What It Looks Like in Production
6M+ operational tasks completed in production
~3x task volume growth since November 2025
25 days to 30 minutes partner payment processing at a major ad tech platform
$800K+ operational cost savings at Roofstock in year one
One of our customers, a major ad tech platform, was running over $100 million in monthly partner payment calculations through a process that took 25 days and required significant human coordination at every step. That same workflow now completes in under 30 minutes and has passed a Big Four accounting audit. A leading law firm handed us their end-to-end invoice collection: reading contracts, identifying payment terms, reconciling service records against change orders, and negotiating overdue invoices. Their billing attorneys no longer spend time chasing receivables.
At Roofstock, the leading single-family investment real estate platform, our digital workers handle lease renewals, move-out requests, and property management operations at scale. In the first year, they saved over 18,000 hours of manual reconciliation and reduced operational costs by more than $800,000. Doug Brien, Roofstock's CEO, described it this way: the ability to reduce their cost of service by more than 30 percent creates significant leverage to reinvest in growth and scale at a speed that was previously unimaginable.
At Spire, resolution times dropped from days to minutes. At Yahoo, the COO Matt Sanchez told us that Qurrent got them to production with a trusted digital workforce that owns the work and lets them scale without slowing down.
"Qurrent is harnessing the power of AI models and delivering measurable margin improvement to enterprises. With every model improvement, their service becomes better, faster, and cheaper, enabling their customers to outpace their competition." -- Neeraj Gupta, Co-founder and General Partner, Cervin
The Series A and What Comes Next
We closed a $15 million Series A led by Cervin Ventures with participation from Streamlined Ventures. We chose Cervin specifically because they share our conviction about how AI will evolve the nature of work: not through narrow point solutions, but through digital workers built to take ownership of core operations at enterprise scale.

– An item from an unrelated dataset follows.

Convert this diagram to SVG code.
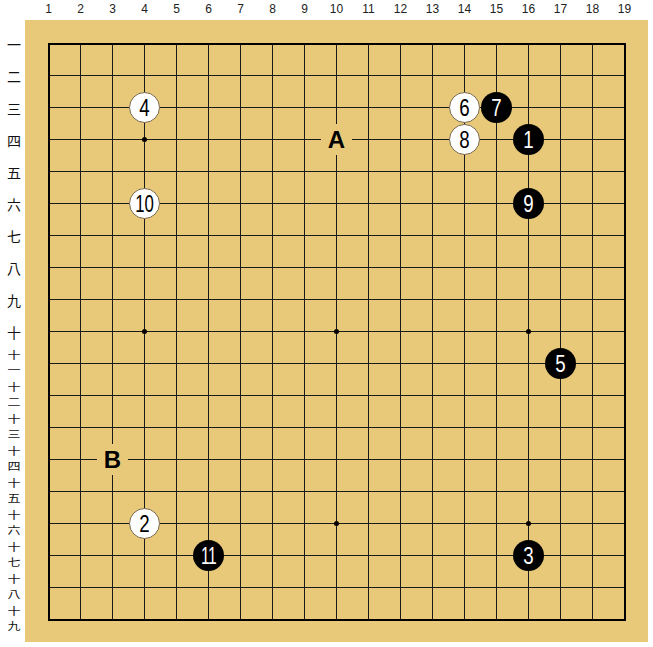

The momentum behind the round reflects what we are seeing with customers. Over six million tasks completed in production, with volume nearly tripling since November 2025. And the growth is not coming primarily from new logos. It is coming from existing customers going deeper, expanding their digital workforces into more functions as they see what is possible. When a company experiences operations running on Qurrent, they do not pull back. They accelerate.
We are using the capital to expand into more enterprise accounts and deploy across a wider range of functions faster. The window to build a compounding operational advantage with a digital workforce is open now. We want every serious enterprise to have a path to walk through it.
The Compounding Advantage
The companies we most admire from the last two decades of enterprise technology did not win because they had the best product at a single moment. They won because they invested in infrastructure that compounded. The cloud was not just cheaper computing. It was a different foundation for how fast a company could move and how cheaply it could scale. The organizations that adopted it early spent the next decade extending a lead that late adopters could not close.
The autonomous digital workforce is that kind of foundational shift. Every quarter that a company operates with lower unit economics, faster cycle times, and human talent freed from rote execution is a quarter that builds into a structural gap. The enterprises winning the next decade will run on digital workforces. That is already true for the companies moving now. The question every COO and CFO should be sitting with is a simple one: which side of that gap do you want to be on?